Portland-State-University 2016-2017 Bulletin

School of Architecture

235 Shattuck Hall

503-725-8405

www.pdx.edu/architecture/

  • B.A., B.S.—Architecture
  • B.A., B.S.—Architecture with Concentration in Architectural Project Management
  • Minor—Architecture
  • M. Arch: 2-year track and 3-year track
  • Graduate Certificate in Public Interest Design

The architecture program engages students in the fascinating creative questions that pertain to the making of architecture. The program develops the creative identity of each student while nurturing civic responsibility, critical judgment and the representational and technical ability to translate ideas into plausible architectural works. This lies at the core of an educational experience that provides a rich initiation into the world of architectural practice and preparation for a career as a licensed professional. The heart of the program resides in the architecture design studio and is nourished by the accompanying lecture and seminar courses that bring focused study in the humanities, technology, and the profession. Alongside a progressive attitude to design process and theoretical speculation, the program participates in the advancement of knowledge in contemporary issues and technologies of sustainable urban living and environmental stewardship.

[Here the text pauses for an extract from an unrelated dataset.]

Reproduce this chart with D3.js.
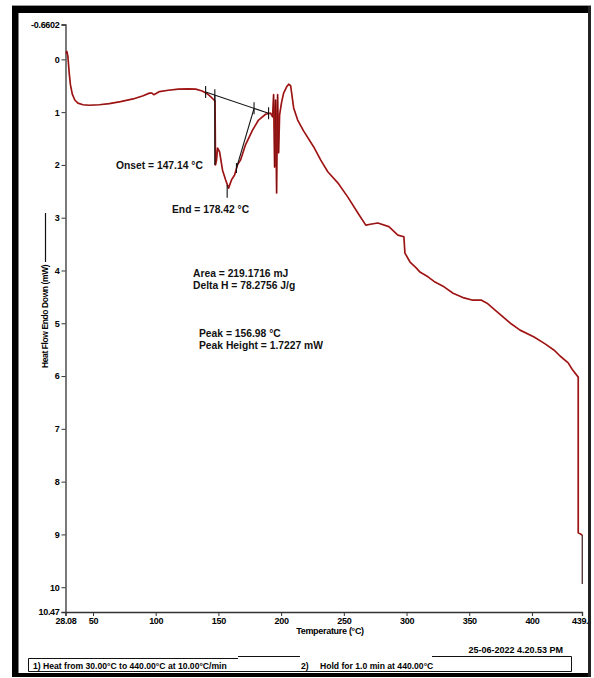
<!DOCTYPE html>
<html><head><meta charset="utf-8">
<script src="https://cdn.jsdelivr.net/npm/d3@7"></script>
<style>
html,body{margin:0;padding:0;background:#fff;}
svg{display:block;font-family:"Liberation Sans",Arial,sans-serif;}
</style></head>
<body><svg id="c" width="594" height="678"></svg>
<script>
// ---- data ----
const temperature = [28.4,29.2,30.0,31.0,32.0,33.5,35.5,38.0,42.0,47.0,55.0,63.0,72.0,82.0,90.0,95.0,97.0,98.5,100.0,103.0,110.0,118.0,126.0,132.0,137.0,141.0,144.0,146.5,147.3,147.7,148.5,149.3,150.9,153.3,155.7,158.1,160.5,162.9,165.2,167.6,171.6,177.2,182.0,187.6,191.6,193.2,194.0,194.8,195.6,196.4,197.2,198.0,198.8,200.4,202.0,204.4,206.0,207.6,210.0,213.2,218.0,226.0,231.6,237.2,245.2,253.2,261.2,267.5,272.3,277.1,285.9,293.1,297.9,298.7,302.8,307.7,310.7,317.1,322.7,329.9,337.1,345.8,352.2,359.4,364.2,370.6,383.4,390.5,401.7,410.5,417.7,422.4,428.9,432.0,436.9,436.9,440.1,440.1];
const heatFlow    = [-0.11,-0.15,-0.05,0.25,0.48,0.66,0.77,0.83,0.86,0.87,0.86,0.84,0.80,0.75,0.69,0.64,0.64,0.67,0.65,0.61,0.585,0.565,0.56,0.565,0.60,0.65,0.71,0.77,0.79,2.00,1.91,1.68,1.75,2.10,2.28,2.44,2.28,2.19,2.00,1.91,1.62,1.34,1.15,1.04,1.02,1.09,0.67,2.04,0.77,2.53,0.67,1.77,1.05,0.81,0.64,0.52,0.47,0.50,0.92,1.15,1.36,1.66,1.91,2.13,2.34,2.61,2.91,3.14,3.12,3.10,3.17,3.33,3.36,3.67,3.84,3.95,4.03,4.12,4.22,4.31,4.43,4.52,4.56,4.56,4.62,4.75,5.01,5.13,5.26,5.39,5.51,5.62,5.75,5.87,6.02,8.97,9.01,9.94];
const xTicks = [28.08,50,100,150,200,250,300,350,400,439.9];
const xTickLabels = ["28.08","50","100","150","200","250","300","350","400","439.9"];
const yTicks = [-0.6602,0,1,2,3,4,5,6,7,8,9,10,10.47];
const yTickLabels = ["-0.6602","0","1","2","3","4","5","6","7","8","9","10","10.47"];
// analysis annotations
const baselineT = [139.8,190.0];
const baselineV = [0.62,1.02];
const limitTicksT = [139.8,147.14,178.42,190.0];
const onsetT = 147.14, onsetV = 2.0;
const tangentT = [178.42,164.4];
const tangentV = [0.93,2.06];
const peakT = 156.98, peakV = [2.38,2.62];
const annotations = [
  {text:"Onset = 147.14 °C", x:116, y:169},
  {text:"End = 178.42 °C", x:172, y:213},
  {text:"Area = 219.1716 mJ", x:193, y:277},
  {text:"Delta H = 78.2756 J/g", x:193, y:289},
  {text:"Peak = 156.98 °C", x:199, y:337},
  {text:"Peak Height = 1.7227 mW", x:199, y:349}
];
const xTitle = "Temperature (°C)";
const yTitle = "Heat Flow Endo Down (mW)";
const dateText = "25-06-2022 4.20.53 PM";
const step1 = "1)  Heat from 30.00°C to 440.00°C at 10.00°C/min";
const step2 = "Hold for 1.0 min at 440.00°C";

// ---- drawing ----
const svg = d3.select("#c");
const x = d3.scaleLinear().domain([28.08,439.9]).range([65.5,582]);
const y = d3.scaleLinear().domain([-0.6602,10.47]).range([24.5,612]);

// axes
const yAxis = d3.axisLeft(y).tickValues(yTicks).tickFormat((d,i)=>yTickLabels[i]).tickSize(4).tickPadding(2);
const xAxis = d3.axisBottom(x).tickValues(xTicks).tickFormat((d,i)=>xTickLabels[i]).tickSize(4).tickPadding(2);
const gy = svg.append("g").attr("transform","translate(65.5,0)").call(yAxis);
const gx = svg.append("g").attr("transform","translate(0,612)").call(xAxis);
[gx,gy].forEach(g=>{
  g.selectAll("path.domain").attr("stroke","#333").attr("stroke-width",1.3);
  g.selectAll(".tick line").attr("stroke","#333").attr("stroke-width",1);
  g.selectAll(".tick text").attr("fill","#000").attr("font-size",9).attr("font-weight","bold")
   .attr("font-family","'Liberation Sans',Arial,sans-serif").attr("letter-spacing","-0.3");
});

// curve
const pts = temperature.map((t,i)=>[t,heatFlow[i]]);
const line = d3.line().x(d=>x(d[0])).y(d=>y(d[1]));
const main = pts.slice(0,pts.length-1);
svg.append("path").datum(main).attr("d",line)
  .attr("fill","none").attr("stroke","#b71c1c").attr("stroke-width",1.7).attr("stroke-linejoin","round");
svg.append("path").datum(main).attr("d",line)
  .attr("fill","none").attr("stroke","#3a0a0a").attr("stroke-width",0.6).attr("stroke-opacity",0.55).attr("stroke-linejoin","round");
svg.append("path").datum(pts.slice(pts.length-2)).attr("d",line)
  .attr("fill","none").attr("stroke","#3a1a1a").attr("stroke-width",1.2);

// annotation lines
const ann = svg.append("g").attr("stroke","#111").attr("stroke-width",1.1).attr("fill","none");
ann.append("line").attr("x1",x(baselineT[0])).attr("y1",y(baselineV[0])).attr("x2",x(baselineT[1])).attr("y2",y(baselineV[1]));
const baseAt = t => baselineV[0]+(baselineV[1]-baselineV[0])*(t-baselineT[0])/(baselineT[1]-baselineT[0]);
limitTicksT.forEach(t=>{
  ann.append("line").attr("x1",x(t)).attr("x2",x(t)).attr("y1",y(baseAt(t))-6).attr("y2",y(baseAt(t))+6);
});
ann.append("line").attr("x1",x(onsetT)).attr("x2",x(onsetT)).attr("y1",y(baseAt(onsetT))).attr("y2",y(onsetV));
ann.append("line").attr("x1",x(tangentT[0])).attr("y1",y(tangentV[0])).attr("x2",x(tangentT[1])).attr("y2",y(tangentV[1]));
ann.append("line").attr("x1",x(tangentT[1])).attr("x2",x(tangentT[1])).attr("y1",y(tangentV[1])-5).attr("y2",y(tangentV[1])+5);
ann.append("line").attr("x1",x(peakT)).attr("x2",x(peakT)).attr("y1",y(peakV[0])).attr("y2",y(peakV[1]));

// annotation text
svg.append("g").selectAll("text").data(annotations).join("text")
  .attr("x",d=>d.x).attr("y",d=>d.y).text(d=>d.text)
  .attr("font-size",10.3).attr("font-weight","bold").attr("fill","#111");

// axis titles
svg.append("text").attr("x",330).attr("y",634).attr("text-anchor","middle")
  .attr("font-size",9).attr("font-weight","bold").attr("letter-spacing","-0.3").text(xTitle);
svg.append("text").attr("transform","translate(48,368) rotate(-90)")
  .attr("font-size",8.5).attr("font-weight","bold").attr("letter-spacing","-0.4").text(yTitle);
svg.append("line").attr("x1",45.5).attr("x2",45.5).attr("y1",213).attr("y2",262).attr("stroke","#111").attr("stroke-width",1.2);

// date and footer
svg.append("text").attr("x",563).attr("y",653).attr("text-anchor","end")
  .attr("font-size",9).attr("font-weight","bold").text(dateText);
const ft = svg.append("g").attr("stroke","#111").attr("stroke-width",1).attr("fill","none");
ft.append("path").attr("d","M28.5,671.5 L28.5,658.5 L238,658.5 M238,656.5 L300,656.5 M432,656.5 L571.5,656.5 L571.5,671.5 L28.5,671.5");
svg.append("text").attr("x",33).attr("y",669).attr("font-size",8.6).attr("font-weight","bold").text(step1);
svg.append("text").attr("x",301).attr("y",669).attr("font-size",8.6).attr("font-weight","bold").text("2)");
svg.append("text").attr("x",320).attr("y",669).attr("font-size",8.6).attr("font-weight","bold").text(step2);

// frame
svg.append("rect").attr("x",588).attr("y",0).attr("width",6).attr("height",678).attr("fill","#fff");
svg.append("rect").attr("x",12).attr("y",6).attr("width",579).attr("height",7).attr("fill","#000");
svg.append("rect").attr("x",12).attr("y",6).attr("width",6.5).attr("height",671).attr("fill","#000");
svg.append("rect").attr("x",12).attr("y",673).attr("width",579).attr("height",4).attr("fill","#000");
svg.append("rect").attr("x",588).attr("y",6).attr("width",3).attr("height",671).attr("fill","#222");
svg.append("line").attr("x1",12).attr("x2",591).attr("y1",5.5).attr("y2",5.5).attr("stroke","#999");
</script></body></html>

In giving place to human situations architecture bears the responsibility of being the most public of the arts and it cannot be practiced meaningfully without a conversation with the community at large. Our design studio classes, in particular, are sustained by an engagement beyond the university to the life-world we share with our urban cohabitants, including direct interaction with the architectural practice community through our adjunct professors, critics, guest speakers and advisers. This fosters the generation of imaginative responses to the challenge of ‘what ought to be’ in the context of ‘what is’.

The educational emphasis of the program encourages students to recognize the value of creative engagement with the prevailing realities of the city as a primary means of cultural transformation, and to perceive Portland as an ‘urban laboratory’ for experimental investigations of contemporary human issues. This takes place through interaction and dialogue with the communities at large and by continual acts of interpretive making with diverse media at multiple scales, including full-size fabrication.